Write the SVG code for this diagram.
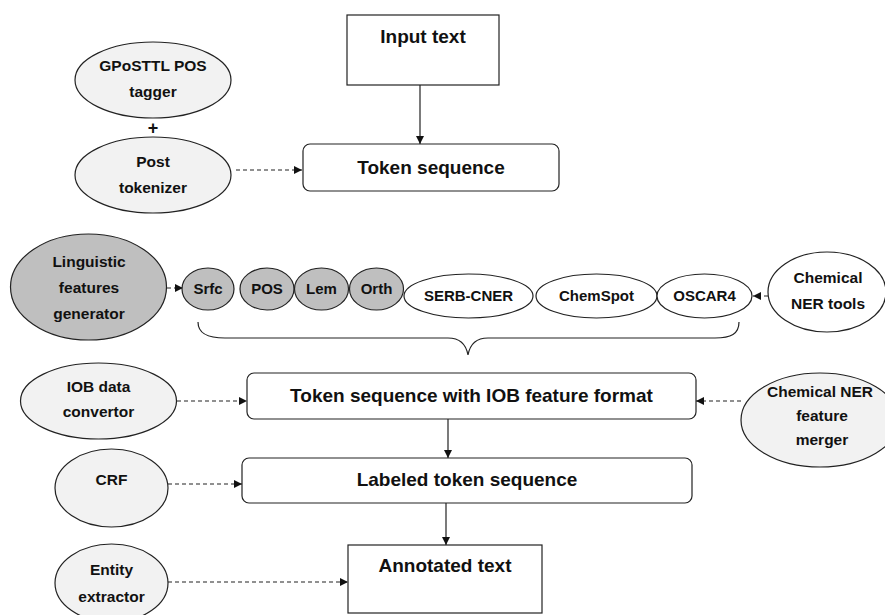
<svg xmlns="http://www.w3.org/2000/svg" width="885" height="615" viewBox="0 0 885 615">
<defs>
<marker id="ah" markerUnits="userSpaceOnUse" markerWidth="9" markerHeight="9" refX="8" refY="4" orient="auto">
<path d="M0,0 L8,4 L0,8 z" fill="#111"/>
</marker>
<style>
text{font-family:"Liberation Sans",Arial,sans-serif;font-weight:bold;fill:#111;text-anchor:middle}
.t{font-size:19px}
.e{font-size:15.5px}
.s{font-size:15px}
.p{font-size:18px}
.box{fill:#fff;stroke:#222;stroke-width:1.2}
.dk{fill:#bfbfbf;stroke:#222;stroke-width:1.2}
.lt{fill:#f2f2f2;stroke:#222;stroke-width:1.2}
.wh{fill:#fff;stroke:#222;stroke-width:1.2}
.c{stroke:#222;stroke-width:1.2;fill:none}
.d{stroke-dasharray:4 3}
</style>
</defs>
<rect width="885" height="615" fill="#fff"/>

<g id="connectors">
<line class="c" x1="420" y1="85" x2="420" y2="144" marker-end="url(#ah)"/>
<line class="c d" x1="236" y1="170" x2="302" y2="170" marker-end="url(#ah)"/>
<line class="c d" x1="167" y1="288" x2="183" y2="288" marker-end="url(#ah)"/>
<line class="c d" x1="768" y1="296" x2="753" y2="296" marker-end="url(#ah)"/>
<path class="c" d="M198,322 C198,334 208,338 225,338 L448,338 C460,338 466,344 468,355 C470,344 476,338 488,338 L715,338 C731,338 739,334 739,322"/>
<line class="c d" x1="177" y1="401" x2="247" y2="401" marker-end="url(#ah)"/>
<line class="c d" x1="741" y1="401" x2="696" y2="401" marker-end="url(#ah)"/>
<line class="c" x1="448" y1="419" x2="448" y2="458" marker-end="url(#ah)"/>
<line class="c d" x1="168" y1="484" x2="242" y2="484" marker-end="url(#ah)"/>
<line class="c" x1="446" y1="503" x2="446" y2="545" marker-end="url(#ah)"/>
<line class="c d" x1="168" y1="582" x2="348" y2="582" marker-end="url(#ah)"/>
</g>

<g id="input-text">
<rect class="box" x="347" y="15" width="152" height="70"/>
<text class="t" x="423" y="43">Input text</text>
</g>

<g id="token-sequence">
<rect class="box" x="303" y="144" width="256" height="47" rx="7"/>
<text class="t" x="431" y="174">Token sequence</text>
</g>

<g id="gposttl">
<ellipse class="lt" cx="153" cy="80" rx="78" ry="38"/>
<text class="e" x="153" y="71">GPoSTTL POS</text>
<text class="e" x="153" y="97">tagger</text>
</g>

<g id="plus">
<text class="p" x="153" y="134">+</text>
</g>

<g id="post-tokenizer">
<ellipse class="lt" cx="153" cy="175" rx="78" ry="38"/>
<text class="e" x="153" y="167">Post</text>
<text class="e" x="153" y="193">tokenizer</text>
</g>

<g id="linguistic">
<ellipse class="dk" cx="88.5" cy="287" rx="78" ry="53"/>
<text class="e" x="89" y="267">Linguistic</text>
<text class="e" x="89" y="293">features</text>
<text class="e" x="89" y="319">generator</text>
</g>

<g id="srfc">
<ellipse class="dk" cx="208" cy="289" rx="26" ry="21"/>
<text class="s" x="208" y="294">Srfc</text>
</g>
<g id="pos">
<ellipse class="dk" cx="267" cy="289" rx="27" ry="21"/>
<text class="s" x="267" y="294">POS</text>
</g>
<g id="lem">
<ellipse class="dk" cx="321.5" cy="289" rx="27" ry="21"/>
<text class="s" x="321.5" y="294">Lem</text>
</g>
<g id="orth">
<ellipse class="dk" cx="376.5" cy="289" rx="27" ry="21"/>
<text class="s" x="376.5" y="294">Orth</text>
</g>
<g id="serb-cner">
<ellipse class="wh" cx="468.5" cy="296" rx="64.5" ry="22"/>
<text class="s" x="468.5" y="301">SERB-CNER</text>
</g>
<g id="chemspot">
<ellipse class="wh" cx="596.5" cy="296" rx="60.5" ry="22"/>
<text class="s" x="596.5" y="301">ChemSpot</text>
</g>
<g id="oscar4">
<ellipse class="wh" cx="704.5" cy="296" rx="47.5" ry="22"/>
<text class="s" x="704.5" y="301">OSCAR4</text>
</g>

<g id="chem-ner-tools">
<ellipse class="wh" cx="827" cy="292" rx="59" ry="40"/>
<text class="e" x="828" y="283">Chemical</text>
<text class="e" x="828" y="309">NER tools</text>
</g>

<g id="iob-convertor">
<ellipse class="lt" cx="98.5" cy="401" rx="78" ry="38"/>
<text class="e" x="98.5" y="392">IOB data</text>
<text class="e" x="98.5" y="417">convertor</text>
</g>

<g id="iob-sequence">
<rect class="box" x="247" y="373" width="449" height="46" rx="7"/>
<text class="t" x="471.5" y="402">Token sequence with IOB feature format</text>
</g>

<g id="merger">
<ellipse class="lt" cx="820" cy="420" rx="79" ry="47"/>
<text class="e" x="820" y="397">Chemical NER</text>
<text class="e" x="822" y="421">feature</text>
<text class="e" x="822" y="445">merger</text>
</g>

<g id="crf">
<ellipse class="lt" cx="111.5" cy="488" rx="56.5" ry="39"/>
<text class="e" x="111.5" y="485">CRF</text>
</g>

<g id="labeled">
<rect class="box" x="242" y="458" width="450" height="45" rx="7"/>
<text class="t" x="467" y="486">Labeled token sequence</text>
</g>

<g id="entity-extractor">
<ellipse class="lt" cx="111.5" cy="583" rx="56.5" ry="39"/>
<text class="e" x="111.5" y="575">Entity</text>
<text class="e" x="111.5" y="602">extractor</text>
</g>

<g id="annotated">
<rect class="box" x="348" y="545" width="194" height="68"/>
<text class="t" x="445" y="572">Annotated text</text>
</g>
</svg>
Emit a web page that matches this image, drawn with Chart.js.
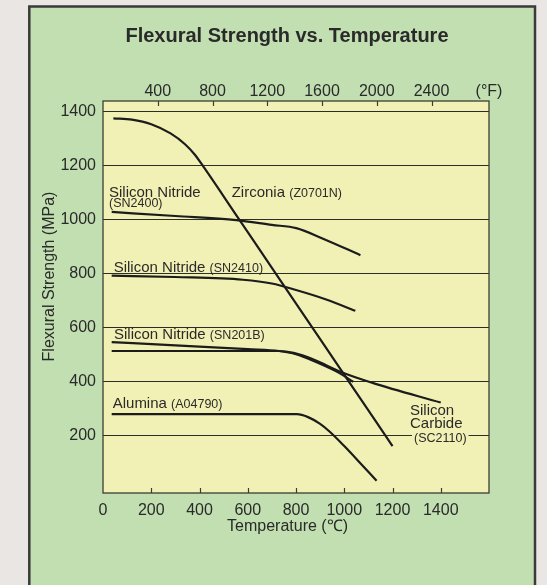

■ Task instructions: Each entry gets copied exactly; the pictures stay out.

■ Answer to the problem:
Write the SVG code for this diagram.
<svg xmlns="http://www.w3.org/2000/svg" width="885" height="615" viewBox="0 0 885 615">
<defs>
<marker id="ah" markerUnits="userSpaceOnUse" markerWidth="9" markerHeight="9" refX="8" refY="4" orient="auto">
<path d="M0,0 L8,4 L0,8 z" fill="#111"/>
</marker>
<style>
text{font-family:"Liberation Sans",Arial,sans-serif;font-weight:bold;fill:#111;text-anchor:middle}
.t{font-size:19px}
.e{font-size:15.5px}
.s{font-size:15px}
.p{font-size:18px}
.box{fill:#fff;stroke:#222;stroke-width:1.2}
.dk{fill:#bfbfbf;stroke:#222;stroke-width:1.2}
.lt{fill:#f2f2f2;stroke:#222;stroke-width:1.2}
.wh{fill:#fff;stroke:#222;stroke-width:1.2}
.c{stroke:#222;stroke-width:1.2;fill:none}
.d{stroke-dasharray:4 3}
</style>
</defs>
<rect width="885" height="615" fill="#fff"/>

<g id="connectors">
<line class="c" x1="420" y1="85" x2="420" y2="144" marker-end="url(#ah)"/>
<line class="c d" x1="236" y1="170" x2="302" y2="170" marker-end="url(#ah)"/>
<line class="c d" x1="167" y1="288" x2="183" y2="288" marker-end="url(#ah)"/>
<line class="c d" x1="768" y1="296" x2="753" y2="296" marker-end="url(#ah)"/>
<path class="c" d="M198,322 C198,334 208,338 225,338 L448,338 C460,338 466,344 468,355 C470,344 476,338 488,338 L715,338 C731,338 739,334 739,322"/>
<line class="c d" x1="177" y1="401" x2="247" y2="401" marker-end="url(#ah)"/>
<line class="c d" x1="741" y1="401" x2="696" y2="401" marker-end="url(#ah)"/>
<line class="c" x1="448" y1="419" x2="448" y2="458" marker-end="url(#ah)"/>
<line class="c d" x1="168" y1="484" x2="242" y2="484" marker-end="url(#ah)"/>
<line class="c" x1="446" y1="503" x2="446" y2="545" marker-end="url(#ah)"/>
<line class="c d" x1="168" y1="582" x2="348" y2="582" marker-end="url(#ah)"/>
</g>

<g id="input-text">
<rect class="box" x="347" y="15" width="152" height="70"/>
<text class="t" x="423" y="43">Input text</text>
</g>

<g id="token-sequence">
<rect class="box" x="303" y="144" width="256" height="47" rx="7"/>
<text class="t" x="431" y="174">Token sequence</text>
</g>

<g id="gposttl">
<ellipse class="lt" cx="153" cy="80" rx="78" ry="38"/>
<text class="e" x="153" y="71">GPoSTTL POS</text>
<text class="e" x="153" y="97">tagger</text>
</g>

<g id="plus">
<text class="p" x="153" y="134">+</text>
</g>

<g id="post-tokenizer">
<ellipse class="lt" cx="153" cy="175" rx="78" ry="38"/>
<text class="e" x="153" y="167">Post</text>
<text class="e" x="153" y="193">tokenizer</text>
</g>

<g id="linguistic">
<ellipse class="dk" cx="88.5" cy="287" rx="78" ry="53"/>
<text class="e" x="89" y="267">Linguistic</text>
<text class="e" x="89" y="293">features</text>
<text class="e" x="89" y="319">generator</text>
</g>

<g id="srfc">
<ellipse class="dk" cx="208" cy="289" rx="26" ry="21"/>
<text class="s" x="208" y="294">Srfc</text>
</g>
<g id="pos">
<ellipse class="dk" cx="267" cy="289" rx="27" ry="21"/>
<text class="s" x="267" y="294">POS</text>
</g>
<g id="lem">
<ellipse class="dk" cx="321.5" cy="289" rx="27" ry="21"/>
<text class="s" x="321.5" y="294">Lem</text>
</g>
<g id="orth">
<ellipse class="dk" cx="376.5" cy="289" rx="27" ry="21"/>
<text class="s" x="376.5" y="294">Orth</text>
</g>
<g id="serb-cner">
<ellipse class="wh" cx="468.5" cy="296" rx="64.5" ry="22"/>
<text class="s" x="468.5" y="301">SERB-CNER</text>
</g>
<g id="chemspot">
<ellipse class="wh" cx="596.5" cy="296" rx="60.5" ry="22"/>
<text class="s" x="596.5" y="301">ChemSpot</text>
</g>
<g id="oscar4">
<ellipse class="wh" cx="704.5" cy="296" rx="47.5" ry="22"/>
<text class="s" x="704.5" y="301">OSCAR4</text>
</g>

<g id="chem-ner-tools">
<ellipse class="wh" cx="827" cy="292" rx="59" ry="40"/>
<text class="e" x="828" y="283">Chemical</text>
<text class="e" x="828" y="309">NER tools</text>
</g>

<g id="iob-convertor">
<ellipse class="lt" cx="98.5" cy="401" rx="78" ry="38"/>
<text class="e" x="98.5" y="392">IOB data</text>
<text class="e" x="98.5" y="417">convertor</text>
</g>

<g id="iob-sequence">
<rect class="box" x="247" y="373" width="449" height="46" rx="7"/>
<text class="t" x="471.5" y="402">Token sequence with IOB feature format</text>
</g>

<g id="merger">
<ellipse class="lt" cx="820" cy="420" rx="79" ry="47"/>
<text class="e" x="820" y="397">Chemical NER</text>
<text class="e" x="822" y="421">feature</text>
<text class="e" x="822" y="445">merger</text>
</g>

<g id="crf">
<ellipse class="lt" cx="111.5" cy="488" rx="56.5" ry="39"/>
<text class="e" x="111.5" y="485">CRF</text>
</g>

<g id="labeled">
<rect class="box" x="242" y="458" width="450" height="45" rx="7"/>
<text class="t" x="467" y="486">Labeled token sequence</text>
</g>

<g id="entity-extractor">
<ellipse class="lt" cx="111.5" cy="583" rx="56.5" ry="39"/>
<text class="e" x="111.5" y="575">Entity</text>
<text class="e" x="111.5" y="602">extractor</text>
</g>

<g id="annotated">
<rect class="box" x="348" y="545" width="194" height="68"/>
<text class="t" x="445" y="572">Annotated text</text>
</g>
</svg>
Emit a web page that matches this image, drawn with Chart.js.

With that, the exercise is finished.